Mr Davitt said his organisation was deeply disappointed that the Central Bank did not consult in any meaningful way with stakeholders.

“If, as it appears, much of the import for these changes has come from international bodies, such as the International Monetary Fund, then we have to ask the question, is policy on property now largely outside of the control of the Irish people?” he said.

“These new rules could amount to the right idea at a different time but they are certainly coming at the wrong time.”

Mr Davitt said the property market outside the main urban centres is still extremely fragile with properties still selling below the cost of building in most parts of the country.

“It is evident from latest data from a number of sources involving actual transactions that the market is far from settled and far from spiralling out of control.”


New mortgage rules allow relief for first-time buyers

Irish Times 28/01/2015

Banks to be able to lend 90% up to €220,000 as phase-in plans abandoned

New mortgage rules announced by the Central Bank will allow first-time buyers some relief from the new 80 per cent loan to value limit.

For first time buyers, banks will be able to lend 90 per cent up to a value of €220,000. Above that the 80 per cent limit will apply.

The new rules, which are effective immediately, have been announced this evening

The move will significantly reduce the amount of deposit which first-time buyers have to save when buying a home.

However, the 80 per cent limit will be introduced for most borrowers, in a significant tightening of the current regime, designed to protect banks and borrowers from getting into difficulties with future lending.

The Central Bank Commission decided on the new rules at a meeting on Tuesday. Non first-time home buyers will generally be restricted to borrowing 80 per cent of the property’s value.
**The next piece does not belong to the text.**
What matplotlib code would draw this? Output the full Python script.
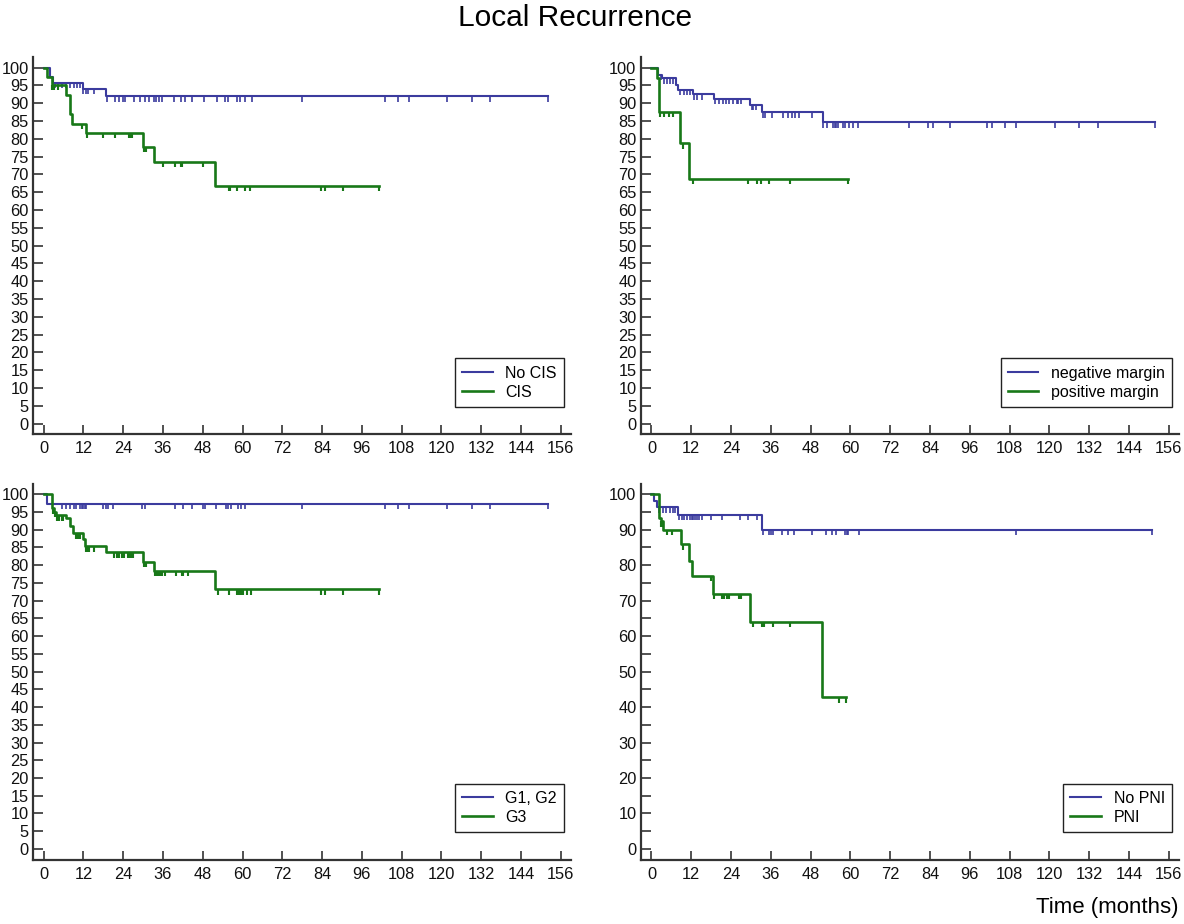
import numpy as np
import matplotlib.pyplot as plt
from matplotlib.ticker import MultipleLocator

plt.rcParams['font.family'] = ['Liberation Sans', 'DejaVu Sans']

BLUE = '#3b3b9e'
GREEN = '#187818'

# Kaplan-Meier curves (months, % without local recurrence)

# panel 1: CIS
nocis_times = [1.9, 2.9, 11.8, 18.8]
nocis_surv = [97.4, 95.8, 94.1, 91.9]
nocis_cens = [3.4, 4.4, 5.4, 6.7, 8.1, 9.1, 10.1, 10.9, 11.9, 12.8, 13.4, 15.3,
              19.2, 21.5, 22.7, 23.8, 24.6, 27.2, 29.1, 30.6, 31.8, 33.2, 33.9, 34.8,
              35.8, 39.2, 41.4, 42.7, 44.9, 48.4, 52.2, 54.7, 55.5, 58.4, 59.2, 60.7,
              62.8, 78, 103, 106.8, 110.2, 121.8, 129.3, 134.7]
nocis_end = 152

cis_times = [0.9, 2.4, 6.9, 7.9, 8.7, 12.8, 29.9, 33.3, 51.7]
cis_surv = [97.4, 95.2, 92.4, 87.0, 84.2, 81.6, 77.8, 73.5, 66.8]
cis_cens = [2.6, 3.2, 4.4, 11.5, 13.1, 18, 21.5, 25.8, 26.2, 26.6, 30.2, 30.8,
            36.1, 39.6, 41.4, 41.8, 48.1, 55.8, 56.2, 58.2, 60.7, 62.2, 83.6, 85, 90.2]
cis_end = 101.2

# panel 2: margin
neg_times = [2.1, 3.1, 7.4, 8.1, 12.6, 18.8, 29.7, 33.4, 51.6]
neg_surv = [97.9, 97.0, 95.1, 93.7, 92.5, 91.3, 89.5, 87.4, 84.6]
neg_cens = [2.9, 3.8, 4.6, 5.6, 6.4, 8.6, 9.8, 10.6, 11.6, 12.9, 13.8, 15.1,
            19.1, 20.4, 21.5, 22.4, 23.4, 24.5, 25.7, 26.2, 26.9, 30.2, 30.7, 31.5,
            33.5, 34.2, 36.2, 39.6, 41.3, 42.3, 43.3, 44.6, 48.3, 51.8, 52.8, 54.8,
            55.3, 55.8, 56.3, 57.8, 58.4, 59.6, 60.9, 62.4, 77.7, 83.5, 85, 90,
            101.1, 102.8, 106.6, 109.9, 121.7, 129, 134.6]
neg_end = 151.8

pos_times = [1.8, 2.3, 8.6, 11.4]
pos_surv = [97.0, 87.5, 78.7, 68.7]
pos_cens = [2.6, 3.8, 5.2, 6.6, 9.4, 12.6, 29, 31.7, 33, 35.4, 41.8]
pos_end = 59.4

# panel 3: grade
g12_times = [0.9]
g12_surv = [97.3]
g12_cens = [5.4, 6.9, 7.9, 9.1, 9.7, 10.9, 11.5, 11.9, 12.5, 12.8, 18, 18.8, 19.5,
            21, 29.6, 30.6, 39.6, 42.1, 44.9, 48.1, 48.6, 52, 54.9, 55.5, 56.5,
            58.7, 59.4, 60.7, 78, 103, 106.8, 110.2, 121.8, 129.3, 134.7]
g12_end = 152

g3_times = [2.4, 3.1, 3.7, 6.9, 8.1, 8.9, 11.8, 12.6, 18.8, 29.9, 33.3, 51.7]
g3_surv = [96.0, 95.0, 94.0, 93.4, 91.0, 89.0, 87.3, 85.3, 83.6, 80.9, 78.3, 73.2]
g3_cens = [2.9, 3.4, 4.1, 4.7, 5.4, 5.9, 9.7, 10.4, 10.9, 12.8, 13.1, 13.8, 15.3,
           21.3, 22, 22.7, 23.5, 24.2, 25.3, 26, 26.5, 27, 30.3, 30.8, 33.6, 34.1,
           34.6, 35.1, 35.6, 36.6, 39.8, 41.6, 41.9, 43.4, 52.7, 55.9, 58.4, 58.9,
           59.4, 60.2, 61.2, 62.4, 83.6, 85, 90.2]
g3_end = 101.2

# panel 4: PNI
nopni_times = [0.9, 1.6, 8.1, 33.2]
nopni_surv = [98.2, 96.3, 94.2, 89.9]
nopni_cens = [2.4, 3.4, 4.4, 5.6, 6.4, 7.1, 8.4, 9.1, 9.8, 10.6, 11.6, 12.1, 12.6,
              13.1, 13.6, 14.4, 15.1, 17.9, 21.2, 26.7, 29.2, 31.7, 33.7, 35.4, 36,
              36.5, 39.3, 41.2, 43, 48.3, 52.6, 54.3, 55.6, 58.4, 58.9, 59.4, 62.7,
              109.9]
nopni_end = 151.1

pni_times = [2.4, 2.8, 3.6, 8.8, 11.4, 12.1, 18.5, 29.7, 51.5]
pni_surv = [93.2, 92.3, 89.9, 85.9, 81.3, 77.0, 71.9, 64.1, 42.7]
pni_cens = [2.9, 3.4, 4.6, 6.1, 9.6, 17.9, 18.9, 21.2, 21.9, 22.9, 23.5, 26.5, 27,
            30.5, 33.2, 34, 36.5, 41.8, 56.6]
pni_end = 58.6

xticks = np.arange(0, 157, 12)


def km(ax, times, surv, cens, end, color, lw, label):
    t = [0] + times + [end]
    s = [100] + surv + [surv[-1]]
    ax.step(t, s, where='post', color=color, lw=lw, label=label, zorder=3)
    ct = np.array(cens + [end])
    levels = np.array([100] + surv)
    cy = levels[np.searchsorted(times, ct, side='right')]
    ax.vlines(ct, cy - 1.5, cy, color=color, lw=lw * 0.8, zorder=3)


def style(ax, step10=False):
    ax.set_xlim(-3.3, 159)
    ax.set_ylim(-3, 103)
    for side in ['top', 'right']:
        ax.spines[side].set_visible(False)
    for side in ['left', 'bottom']:
        ax.spines[side].set_color('#333333')
        ax.spines[side].set_linewidth(1.6)
    ax.set_xticks(xticks)
    if step10:
        ax.yaxis.set_major_locator(MultipleLocator(10))
        ax.yaxis.set_minor_locator(MultipleLocator(5))
    else:
        ax.yaxis.set_major_locator(MultipleLocator(5))
    ax.set_yticks(ax.get_yticks()[(ax.get_yticks() >= 0) & (ax.get_yticks() <= 100)])
    ax.tick_params(axis='both', which='both', direction='in', color='#333333',
                   width=1.2, labelsize=11.8, labelcolor='#111111', pad=3)
    ax.tick_params(axis='y', which='both', length=7.5)
    ax.tick_params(axis='x', length=6.5, pad=5)
    leg = ax.legend(loc='lower right', bbox_to_anchor=(0.9875, 0.073), fontsize=11.5,
                    fancybox=False, framealpha=1, edgecolor='#222222', borderaxespad=0,
                    handlelength=1.9, labelspacing=0.25, borderpad=0.45)
    leg.get_frame().set_linewidth(1.0)


fig = plt.figure(figsize=(11.84, 9.24), dpi=100)
w, h = 0.4545, 0.4084
ax1 = fig.add_axes([0.0276, 0.530, w, h])
ax2 = fig.add_axes([0.541, 0.530, w, h])
ax3 = fig.add_axes([0.0276, 0.0697, w, 0.407])
ax4 = fig.add_axes([0.541, 0.0697, w, 0.407])

km(ax1, nocis_times, nocis_surv, nocis_cens, nocis_end, BLUE, 1.5, 'No CIS')
km(ax1, cis_times, cis_surv, cis_cens, cis_end, GREEN, 1.9, 'CIS')
km(ax2, neg_times, neg_surv, neg_cens, neg_end, BLUE, 1.5, 'negative margin')
km(ax2, pos_times, pos_surv, pos_cens, pos_end, GREEN, 1.9, 'positive margin')
km(ax3, g12_times, g12_surv, g12_cens, g12_end, BLUE, 1.5, 'G1, G2')
km(ax3, g3_times, g3_surv, g3_cens, g3_end, GREEN, 1.9, 'G3')
km(ax4, nopni_times, nopni_surv, nopni_cens, nopni_end, BLUE, 1.5, 'No PNI')
km(ax4, pni_times, pni_surv, pni_cens, pni_end, GREEN, 1.9, 'PNI')

style(ax1)
style(ax2)
style(ax3)
style(ax4, step10=True)

fig.text(0.486, 0.980, 'Local Recurrence', ha='center', va='center', fontsize=21.5)
fig.text(0.935, 0.018, 'Time (months)', ha='center', va='center', fontsize=16)

fig.savefig('out.png', dpi=100)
A 70 per cent limit will apply for banks lending to investors purchasing buy-to-let properties.

Plans to phase in the new rules have been abandoned, with the higher limit on borrowings up to €220,000 designed to address concerns about the impact on first time buyers.

Under the existing rules – which normally allow a bank to lend 90 per cent of the value of the house – a first-time buyer would require a €35,000 deposit on a home valued at €350,000. Under the new rules this will rise to €48,000.

Had the 80 per cent limit applied to the entire loan, the deposit required would have been €70,000.

The changes follow a consultation period on the proposed new lending rules. Original proposals to impose an 80 per cent cap on all new home-buyers had met a wave of opposition.

The Central Bank said a certain number of loans – up to 15 per cent of loans by value for principal dwelling – could breach the new limits, offering some flexibility to lenders and borrowers.

Housing loans for borrowers who are in negative equity and who are obtaining a mortgage for a new property are not subject to the LTV limits and will be assessed separately.

The rules will also mean that people buying homes will face a limit that loans should not exceed 3.5 times income.

Again some exceptions will be allowed on this. Switcher mortgage loans and housing loans for the restructuring of mortgages in arrears are not covered by the regulations.

Central Bank governor Patrick Honohan said the measures would reduce financial vulnerabilities for lenders and borrowers.